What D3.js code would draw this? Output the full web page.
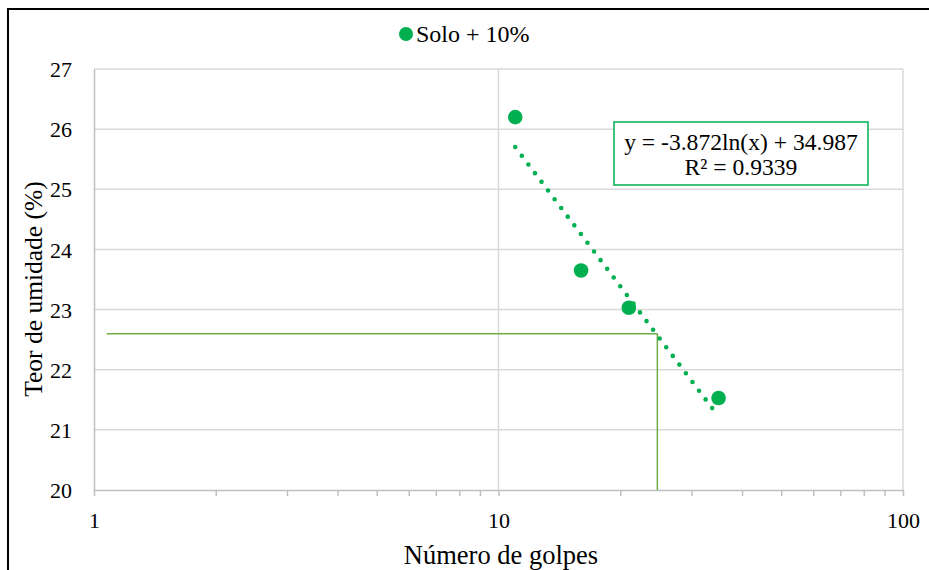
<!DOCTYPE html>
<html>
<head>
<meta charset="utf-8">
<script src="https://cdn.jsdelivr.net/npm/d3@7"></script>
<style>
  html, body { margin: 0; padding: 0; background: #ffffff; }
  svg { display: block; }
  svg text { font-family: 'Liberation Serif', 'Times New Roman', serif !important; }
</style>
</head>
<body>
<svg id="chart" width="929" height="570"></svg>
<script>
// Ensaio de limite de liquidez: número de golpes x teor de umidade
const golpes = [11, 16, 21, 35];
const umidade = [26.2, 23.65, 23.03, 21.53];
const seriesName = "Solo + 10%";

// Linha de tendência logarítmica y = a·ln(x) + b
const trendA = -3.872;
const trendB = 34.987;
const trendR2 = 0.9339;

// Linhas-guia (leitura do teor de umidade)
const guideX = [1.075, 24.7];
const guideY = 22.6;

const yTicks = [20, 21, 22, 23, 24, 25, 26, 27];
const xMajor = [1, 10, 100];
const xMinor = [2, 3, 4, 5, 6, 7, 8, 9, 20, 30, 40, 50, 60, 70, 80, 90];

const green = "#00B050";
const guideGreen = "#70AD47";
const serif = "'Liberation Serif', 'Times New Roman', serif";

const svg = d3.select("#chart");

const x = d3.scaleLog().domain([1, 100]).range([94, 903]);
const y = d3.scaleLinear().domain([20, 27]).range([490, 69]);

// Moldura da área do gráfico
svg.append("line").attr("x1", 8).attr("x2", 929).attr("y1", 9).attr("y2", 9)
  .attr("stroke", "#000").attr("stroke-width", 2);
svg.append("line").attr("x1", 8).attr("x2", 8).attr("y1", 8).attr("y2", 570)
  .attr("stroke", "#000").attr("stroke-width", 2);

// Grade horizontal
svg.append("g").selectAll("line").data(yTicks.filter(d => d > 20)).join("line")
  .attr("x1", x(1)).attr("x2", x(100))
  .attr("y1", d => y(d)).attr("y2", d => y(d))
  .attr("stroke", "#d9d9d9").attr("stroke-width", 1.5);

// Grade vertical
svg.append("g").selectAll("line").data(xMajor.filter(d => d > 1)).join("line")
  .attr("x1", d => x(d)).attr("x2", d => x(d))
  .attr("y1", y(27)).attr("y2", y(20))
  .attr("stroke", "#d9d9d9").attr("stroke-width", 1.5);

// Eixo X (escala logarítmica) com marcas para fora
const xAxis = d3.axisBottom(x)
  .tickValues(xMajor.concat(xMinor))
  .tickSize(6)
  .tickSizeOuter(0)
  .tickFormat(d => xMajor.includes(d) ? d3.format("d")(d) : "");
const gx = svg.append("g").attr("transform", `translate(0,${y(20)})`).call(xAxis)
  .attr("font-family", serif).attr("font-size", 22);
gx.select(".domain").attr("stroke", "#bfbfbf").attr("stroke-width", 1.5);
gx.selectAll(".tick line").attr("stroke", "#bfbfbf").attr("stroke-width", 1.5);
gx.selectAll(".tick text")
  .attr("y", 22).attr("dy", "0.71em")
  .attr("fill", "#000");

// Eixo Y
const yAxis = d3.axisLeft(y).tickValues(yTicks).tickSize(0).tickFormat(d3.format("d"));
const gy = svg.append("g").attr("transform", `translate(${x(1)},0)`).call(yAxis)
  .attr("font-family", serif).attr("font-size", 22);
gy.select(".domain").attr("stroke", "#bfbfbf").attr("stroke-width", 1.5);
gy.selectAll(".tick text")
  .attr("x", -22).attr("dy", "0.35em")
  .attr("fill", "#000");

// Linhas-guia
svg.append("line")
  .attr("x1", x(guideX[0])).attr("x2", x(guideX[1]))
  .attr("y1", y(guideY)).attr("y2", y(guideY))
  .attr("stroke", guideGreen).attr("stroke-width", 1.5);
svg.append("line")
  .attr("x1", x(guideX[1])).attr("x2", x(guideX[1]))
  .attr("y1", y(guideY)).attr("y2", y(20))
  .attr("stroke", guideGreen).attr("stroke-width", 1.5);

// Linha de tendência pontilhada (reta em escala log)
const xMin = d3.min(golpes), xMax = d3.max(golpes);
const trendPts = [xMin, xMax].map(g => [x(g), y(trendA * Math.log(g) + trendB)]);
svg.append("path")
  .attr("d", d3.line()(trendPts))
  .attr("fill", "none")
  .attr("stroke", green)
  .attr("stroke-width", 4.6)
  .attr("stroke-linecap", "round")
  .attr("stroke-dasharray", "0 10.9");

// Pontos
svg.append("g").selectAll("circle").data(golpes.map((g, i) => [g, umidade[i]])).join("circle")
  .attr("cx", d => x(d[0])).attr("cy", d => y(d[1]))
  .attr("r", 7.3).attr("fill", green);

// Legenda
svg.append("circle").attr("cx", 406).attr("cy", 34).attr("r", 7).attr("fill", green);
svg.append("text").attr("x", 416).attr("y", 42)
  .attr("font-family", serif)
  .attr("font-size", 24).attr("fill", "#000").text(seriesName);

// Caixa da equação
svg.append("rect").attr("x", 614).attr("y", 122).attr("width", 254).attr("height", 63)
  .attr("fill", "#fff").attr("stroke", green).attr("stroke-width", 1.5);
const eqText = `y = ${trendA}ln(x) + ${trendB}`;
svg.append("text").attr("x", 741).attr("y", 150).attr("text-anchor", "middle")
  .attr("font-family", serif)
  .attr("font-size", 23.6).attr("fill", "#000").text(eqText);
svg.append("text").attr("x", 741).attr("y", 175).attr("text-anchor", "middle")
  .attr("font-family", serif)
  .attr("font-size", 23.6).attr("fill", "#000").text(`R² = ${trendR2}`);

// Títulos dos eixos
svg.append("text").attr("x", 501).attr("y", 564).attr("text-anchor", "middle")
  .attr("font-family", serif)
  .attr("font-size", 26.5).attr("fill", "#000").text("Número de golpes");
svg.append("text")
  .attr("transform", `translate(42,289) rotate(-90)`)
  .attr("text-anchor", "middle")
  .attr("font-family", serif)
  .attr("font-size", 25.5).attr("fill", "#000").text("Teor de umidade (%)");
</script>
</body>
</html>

════════

Aim:
Exclude every picture and copy the remaining data exactly.

Worked answer:
What D3.js code would draw this? Output the full web page.
<!DOCTYPE html>
<html>
<head>
<meta charset="utf-8">
<script src="https://cdn.jsdelivr.net/npm/d3@7"></script>
<style>
  html, body { margin: 0; padding: 0; background: #ffffff; }
  svg { display: block; }
  svg text { font-family: 'Liberation Serif', 'Times New Roman', serif !important; }
</style>
</head>
<body>
<svg id="chart" width="929" height="570"></svg>
<script>
// Ensaio de limite de liquidez: número de golpes x teor de umidade
const golpes = [11, 16, 21, 35];
const umidade = [26.2, 23.65, 23.03, 21.53];
const seriesName = "Solo + 10%";

// Linha de tendência logarítmica y = a·ln(x) + b
const trendA = -3.872;
const trendB = 34.987;
const trendR2 = 0.9339;

// Linhas-guia (leitura do teor de umidade)
const guideX = [1.075, 24.7];
const guideY = 22.6;

const yTicks = [20, 21, 22, 23, 24, 25, 26, 27];
const xMajor = [1, 10, 100];
const xMinor = [2, 3, 4, 5, 6, 7, 8, 9, 20, 30, 40, 50, 60, 70, 80, 90];

const green = "#00B050";
const guideGreen = "#70AD47";
const serif = "'Liberation Serif', 'Times New Roman', serif";

const svg = d3.select("#chart");

const x = d3.scaleLog().domain([1, 100]).range([94, 903]);
const y = d3.scaleLinear().domain([20, 27]).range([490, 69]);

// Moldura da área do gráfico
svg.append("line").attr("x1", 8).attr("x2", 929).attr("y1", 9).attr("y2", 9)
  .attr("stroke", "#000").attr("stroke-width", 2);
svg.append("line").attr("x1", 8).attr("x2", 8).attr("y1", 8).attr("y2", 570)
  .attr("stroke", "#000").attr("stroke-width", 2);

// Grade horizontal
svg.append("g").selectAll("line").data(yTicks.filter(d => d > 20)).join("line")
  .attr("x1", x(1)).attr("x2", x(100))
  .attr("y1", d => y(d)).attr("y2", d => y(d))
  .attr("stroke", "#d9d9d9").attr("stroke-width", 1.5);

// Grade vertical
svg.append("g").selectAll("line").data(xMajor.filter(d => d > 1)).join("line")
  .attr("x1", d => x(d)).attr("x2", d => x(d))
  .attr("y1", y(27)).attr("y2", y(20))
  .attr("stroke", "#d9d9d9").attr("stroke-width", 1.5);

// Eixo X (escala logarítmica) com marcas para fora
const xAxis = d3.axisBottom(x)
  .tickValues(xMajor.concat(xMinor))
  .tickSize(6)
  .tickSizeOuter(0)
  .tickFormat(d => xMajor.includes(d) ? d3.format("d")(d) : "");
const gx = svg.append("g").attr("transform", `translate(0,${y(20)})`).call(xAxis)
  .attr("font-family", serif).attr("font-size", 22);
gx.select(".domain").attr("stroke", "#bfbfbf").attr("stroke-width", 1.5);
gx.selectAll(".tick line").attr("stroke", "#bfbfbf").attr("stroke-width", 1.5);
gx.selectAll(".tick text")
  .attr("y", 22).attr("dy", "0.71em")
  .attr("fill", "#000");

// Eixo Y
const yAxis = d3.axisLeft(y).tickValues(yTicks).tickSize(0).tickFormat(d3.format("d"));
const gy = svg.append("g").attr("transform", `translate(${x(1)},0)`).call(yAxis)
  .attr("font-family", serif).attr("font-size", 22);
gy.select(".domain").attr("stroke", "#bfbfbf").attr("stroke-width", 1.5);
gy.selectAll(".tick text")
  .attr("x", -22).attr("dy", "0.35em")
  .attr("fill", "#000");

// Linhas-guia
svg.append("line")
  .attr("x1", x(guideX[0])).attr("x2", x(guideX[1]))
  .attr("y1", y(guideY)).attr("y2", y(guideY))
  .attr("stroke", guideGreen).attr("stroke-width", 1.5);
svg.append("line")
  .attr("x1", x(guideX[1])).attr("x2", x(guideX[1]))
  .attr("y1", y(guideY)).attr("y2", y(20))
  .attr("stroke", guideGreen).attr("stroke-width", 1.5);

// Linha de tendência pontilhada (reta em escala log)
const xMin = d3.min(golpes), xMax = d3.max(golpes);
const trendPts = [xMin, xMax].map(g => [x(g), y(trendA * Math.log(g) + trendB)]);
svg.append("path")
  .attr("d", d3.line()(trendPts))
  .attr("fill", "none")
  .attr("stroke", green)
  .attr("stroke-width", 4.6)
  .attr("stroke-linecap", "round")
  .attr("stroke-dasharray", "0 10.9");

// Pontos
svg.append("g").selectAll("circle").data(golpes.map((g, i) => [g, umidade[i]])).join("circle")
  .attr("cx", d => x(d[0])).attr("cy", d => y(d[1]))
  .attr("r", 7.3).attr("fill", green);

// Legenda
svg.append("circle").attr("cx", 406).attr("cy", 34).attr("r", 7).attr("fill", green);
svg.append("text").attr("x", 416).attr("y", 42)
  .attr("font-family", serif)
  .attr("font-size", 24).attr("fill", "#000").text(seriesName);

// Caixa da equação
svg.append("rect").attr("x", 614).attr("y", 122).attr("width", 254).attr("height", 63)
  .attr("fill", "#fff").attr("stroke", green).attr("stroke-width", 1.5);
const eqText = `y = ${trendA}ln(x) + ${trendB}`;
svg.append("text").attr("x", 741).attr("y", 150).attr("text-anchor", "middle")
  .attr("font-family", serif)
  .attr("font-size", 23.6).attr("fill", "#000").text(eqText);
svg.append("text").attr("x", 741).attr("y", 175).attr("text-anchor", "middle")
  .attr("font-family", serif)
  .attr("font-size", 23.6).attr("fill", "#000").text(`R² = ${trendR2}`);

// Títulos dos eixos
svg.append("text").attr("x", 501).attr("y", 564).attr("text-anchor", "middle")
  .attr("font-family", serif)
  .attr("font-size", 26.5).attr("fill", "#000").text("Número de golpes");
svg.append("text")
  .attr("transform", `translate(42,289) rotate(-90)`)
  .attr("text-anchor", "middle")
  .attr("font-family", serif)
  .attr("font-size", 25.5).attr("fill", "#000").text("Teor de umidade (%)");
</script>
</body>
</html>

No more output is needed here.